Scientific classification
- Kingdom: Animalia
- Phylum: Arthropoda
- Clade: Pancrustacea
- Class: Insecta
- Order: Lepidoptera
- Family: Hesperiidae
- Genus: Pholisora
- Species: P. catullus
- Binomial name: Pholisora catullus (Fabricius, 1793)
- Synonyms: Hesperia catullus Fabricius, 1793;

= Pholisora catullus =

- Authority: (Fabricius, 1793)
- Conservation status: G5
- Synonyms: Hesperia catullus Fabricius, 1793

Species of butterfly

Pholisora catullus, the common sootywing or roadside rambler, is a butterfly of the family Hesperiidae. It is found from the central parts of the United States, south to central Mexico.
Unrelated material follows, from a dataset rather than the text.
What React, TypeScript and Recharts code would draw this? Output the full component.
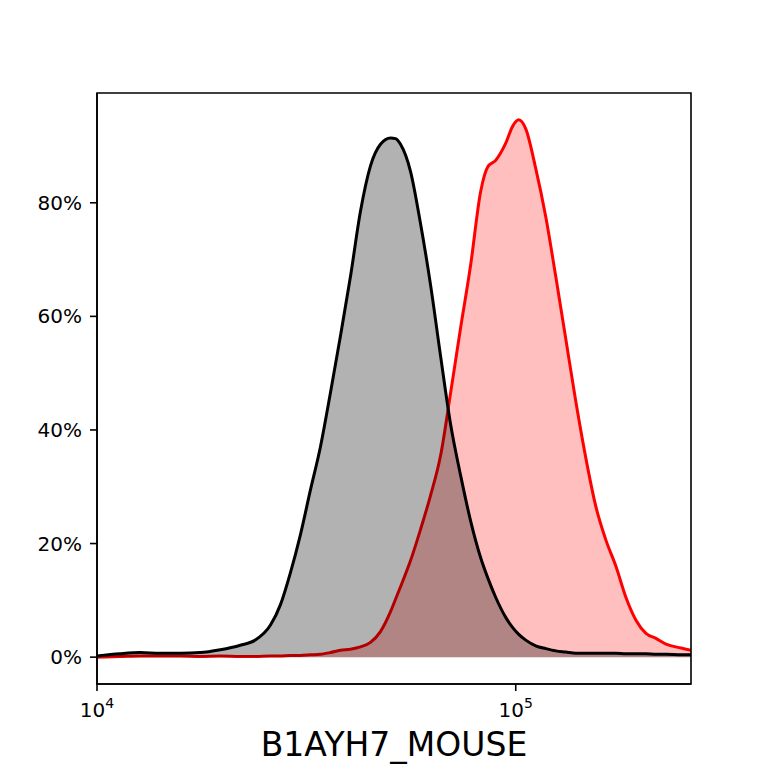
import { AreaChart, Area, XAxis, YAxis, ReferenceArea } from "recharts";

// fluorescence intensity (log axis)
const intensity = [
  10000, 11350, 12670, 14150, 15800, 17640, 19700, 21990, 23880, 25940,
  27410, 28950, 30590, 32330, 34160, 36090, 38130, 40300, 42580, 44990,
  47530, 50230, 51630, 53070, 56080, 59250, 62610, 66150, 69890, 73850,
  78020, 82460, 85700, 89600, 94650, 98360, 101670, 105660, 111640, 117970,
  124630, 131690, 139150, 147070, 155370, 164190, 173470, 183330, 193690,
  204640, 216200, 228480, 248140, 262144,
];

// black (control) histogram, % of max
const controlPct = [
  0.2, 0.6, 0.8, 0.7, 0.7, 0.8, 1.3, 2.1, 3.0, 5.6,
  9.2, 14.8, 21.5, 29.4, 37.0, 46.5, 56.5, 67.0, 78.5, 86.5,
  90.3, 91.4, 91.3, 90.3, 85.5, 76.3, 65.5, 53.0, 41.0, 32.0,
  24.0, 17.5, 14.0, 10.5, 7.0, 5.2, 4.0, 3.0, 2.0, 1.5,
  1.1, 0.9, 0.7, 0.7, 0.7, 0.7, 0.7, 0.6, 0.6, 0.6,
  0.5, 0.5, 0.4, 0.4,
];

// red (sample) histogram, % of max
const samplePct = [
  0.0, 0.1, 0.2, 0.2, 0.2, 0.1, 0.2, 0.1, 0.1, 0.2,
  0.2, 0.3, 0.3, 0.4, 0.5, 0.8, 1.2, 1.4, 1.8, 2.6,
  4.5, 8.0, 10.2, 12.4, 17.0, 22.5, 28.5, 35.5, 46.5, 58.0,
  69.0, 82.0, 86.3, 87.5, 90.5, 93.5, 94.6, 93.0, 86.0, 77.5,
  67.0, 56.0, 45.0, 35.0, 26.5, 20.6, 16.0, 10.5, 6.5, 4.2,
  3.3, 2.3, 1.6, 1.2,
];

const xTicks = [10000, 100000];
const yTicks = [0, 20, 40, 60, 80];
const xLabel = "B1AYH7_MOUSE";

const X_MIN = 10000;
const X_MAX = 262144;
const Y_MIN = -4.73;
const Y_MAX = 99.33;

const rows = intensity.map((x, i) => ({
  x,
  control: controlPct[i],
  sample: samplePct[i],
}));

const FONT = "DejaVu Sans";

function LogTick(props: any) {
  const { x, y, payload } = props;
  const exp = Math.round(Math.log10(payload.value));
  return (
    <text
      x={x}
      y={y + 26}
      textAnchor="middle"
      fontFamily={FONT}
      fontSize={20}
      fill="#000"
    >
      10
      <tspan dy={-9} fontSize={14}>
        {exp}
      </tspan>
    </text>
  );
}

export default function App() {
  return (
    <div style={{ position: "absolute", left: 0, top: 0, background: "#fff" }}>
      <AreaChart
        width={768}
        height={768}
        data={rows}
        margin={{ top: 93, right: 77, bottom: 0, left: 37 }}
      >
        <XAxis
          dataKey="x"
          type="number"
          scale="log"
          domain={[X_MIN, X_MAX]}
          allowDataOverflow
          ticks={xTicks}
          tick={<LogTick />}
          tickSize={7}
          tickMargin={0}
          height={84}
          axisLine={{ stroke: "#000", strokeWidth: 1.6 }}
          tickLine={{ stroke: "#000", strokeWidth: 1.6 }}
          label={{
            value: xLabel,
            position: "insideBottom",
            offset: 12,
            fontSize: 33,
            fill: "#000",
            fontFamily: FONT,
          }}
        />
        <YAxis
          type="number"
          domain={[Y_MIN, Y_MAX]}
          allowDataOverflow
          ticks={yTicks}
          tickFormatter={(v: number) => `${v}%`}
          width={60}
          tickSize={7}
          tickMargin={8}
          tick={{ fill: "#000", fontSize: 20, fontFamily: FONT }}
          axisLine={{ stroke: "#000", strokeWidth: 1.6 }}
          tickLine={{ stroke: "#000", strokeWidth: 1.6 }}
        />
        <Area
          dataKey="sample"
          type="monotone"
          stroke="#ff0000"
          strokeWidth={3}
          fill="#ff0000"
          fillOpacity={0.25}
          dot={false}
          activeDot={false}
          isAnimationActive={false}
        />
        <Area
          dataKey="control"
          type="monotone"
          stroke="#000"
          strokeWidth={3}
          fill="#000"
          fillOpacity={0.3}
          dot={false}
          activeDot={false}
          isAnimationActive={false}
        />
        <ReferenceArea
          x1={X_MIN}
          x2={X_MAX}
          y1={Y_MIN}
          y2={Y_MAX}
          fill="none"
          stroke="#000"
          strokeWidth={1.6}
          ifOverflow="visible"
        />
      </AreaChart>
    </div>
  );
}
Strays may colonize up to southern British Columbia, northern Michigan, southern Quebec and southern Maine. It is not found on peninsular Florida.

The wingspan is 25–33 mm. There are two generations with adults on wing from May to August in the northern part of its range and from March to November in Texas.

The larvae feed on Chenopodium album, Amaranthus and Celosia species. Adults feed on flower nectar from various flowers, including dogbane, marjoram, oxalis, white clover, common milkweed, peppermint, cucumber and melon.